## [Objective]
Begin with the first line of the material and write out each line exactly, ending with the line that contains "import matplotlib.pyplot as plt". Pictures are not part of the copy.
== Stored data ==
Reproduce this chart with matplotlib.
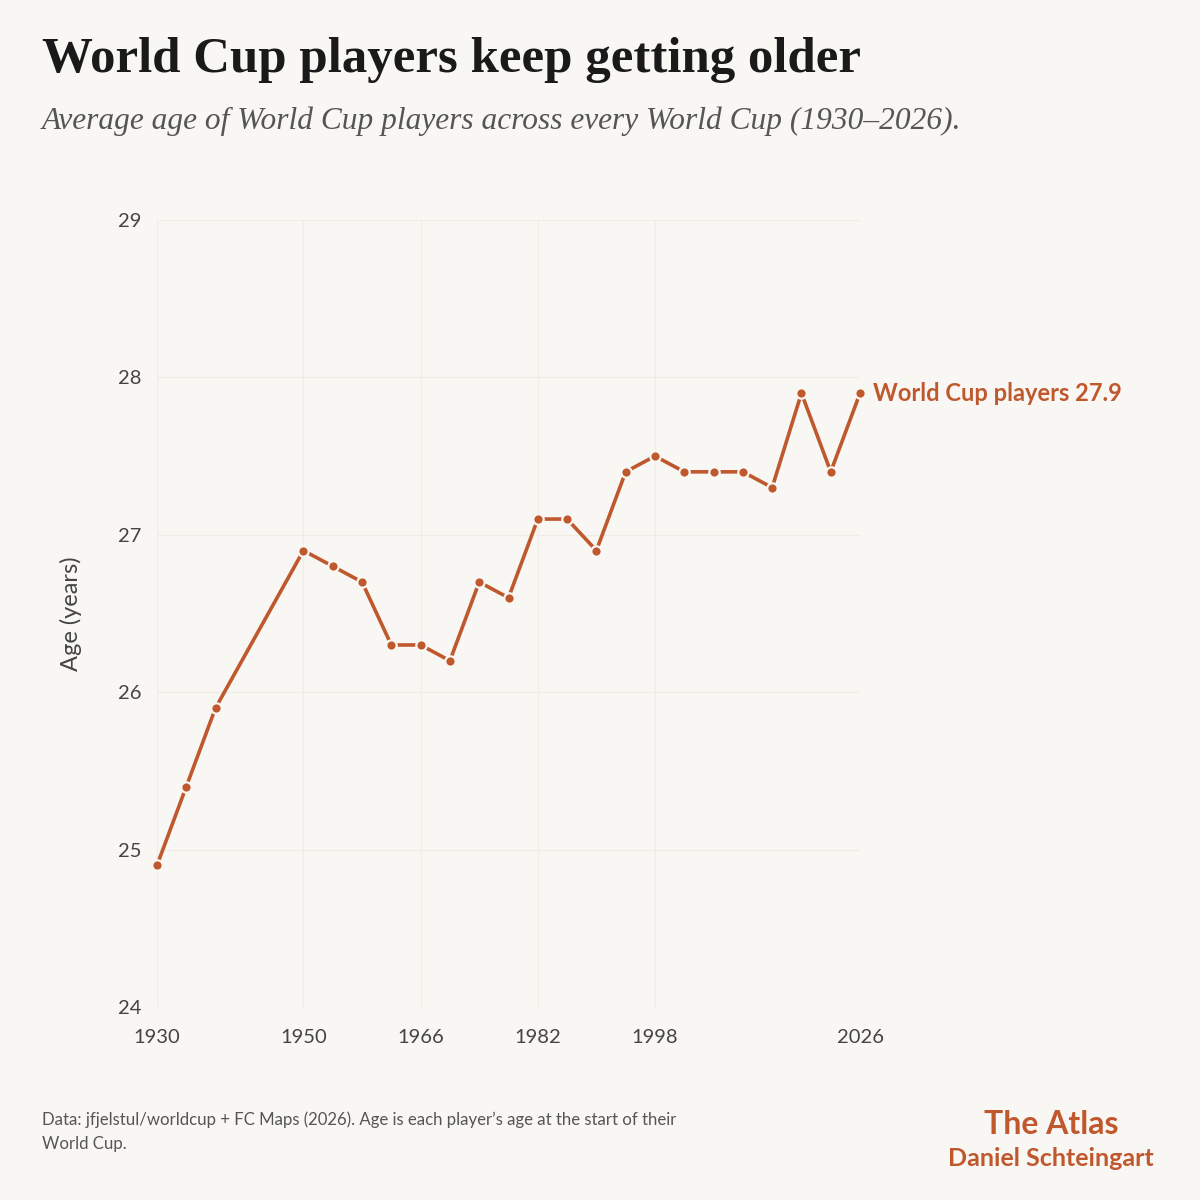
import matplotlib
matplotlib.use("Agg")
import matplotlib.pyplot as plt

# Average age per World Cup
years = [1930, 1934, 1938, 1950, 1954, 1958, 1962, 1966, 1970, 1974, 1978, 1982,
         1986, 1990, 1994, 1998, 2002, 2006, 2010, 2014, 2018, 2022, 2026]
ages = [24.9, 25.4, 25.9, 26.9, 26.8, 26.7, 26.3, 26.3, 26.2, 26.7, 26.6, 27.1,
        27.1, 26.9, 27.4, 27.5, 27.4, 27.4, 27.4, 27.3, 27.9, 27.4, 27.9]
x_ticks = [1930, 1950, 1966, 1982, 1998, 2026]
y_ticks = [24, 25, 26, 27, 28, 29]

bg = "#f9f7f3"
accent = "#c0582e"
sans = "Lato"
serif = "Liberation Serif"

fig = plt.figure(figsize=(12, 12), dpi=100, facecolor=bg)
ax = fig.add_axes([0.1308, 0.1608, 0.5859, 0.6559], facecolor=bg)

ax.plot(years, ages, color=accent, lw=2.6, marker="o", ms=7.5,
        markerfacecolor=accent, markeredgecolor=bg, markeredgewidth=1.6,
        clip_on=False, zorder=3)

ax.set_xlim(1930, 2026)
ax.set_ylim(24, 29)
ax.set_xticks(x_ticks)
ax.set_yticks(y_ticks)
ax.grid(True, color="#efede6", lw=1)
for s in ax.spines.values():
    s.set_visible(False)
ax.tick_params(axis="x", pad=16)
ax.tick_params(axis="y", pad=11)
ax.tick_params(length=0, labelsize=14.5, labelcolor="#444444")
for lab in ax.get_xticklabels() + ax.get_yticklabels():
    lab.set_fontfamily(sans)
ax.set_ylabel("Age (years)", fontsize=17, color="#444444", family=sans, labelpad=26)

# end label
ax.annotate(f"World Cup players {ages[-1]}", xy=(years[-1], ages[-1]),
            xytext=(9, 0), textcoords="offset points", va="center", ha="left",
            fontsize=17, color=accent, family=sans, fontweight="bold",
            annotation_clip=False)

fig.text(0.035, 0.950, "World Cup players keep getting older", fontsize=36.6,
         fontweight="bold", family=serif, color="#1a1a1a", va="center")
fig.text(0.035, 0.899, "Average age of World Cup players across every World Cup (1930\u20132026).",
         fontsize=22.6, style="italic", family=serif, color="#555555", va="center")

fig.text(0.035, 0.0665, "Data: jfjelstul/worldcup + FC Maps (2026). Age is each player\u2019s age at the start of their",
         fontsize=12.1, family=sans, color="#555555", va="center")
fig.text(0.035, 0.0465, "World Cup.", fontsize=12.1, family=sans, color="#555555", va="center")
fig.text(0.876, 0.0625, "The Atlas", fontsize=23, family=sans, color=accent,
         fontweight="bold", ha="center", va="center")
fig.text(0.876, 0.035, "Daniel Schteingart", fontsize=18, family=sans, color=accent,
         fontweight="bold", ha="center", va="center")

fig.savefig("out.png", dpi=100, facecolor=bg)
===
## [The output]
Reproduce this chart with matplotlib.
import matplotlib
matplotlib.use("Agg")
import matplotlib.pyplot as plt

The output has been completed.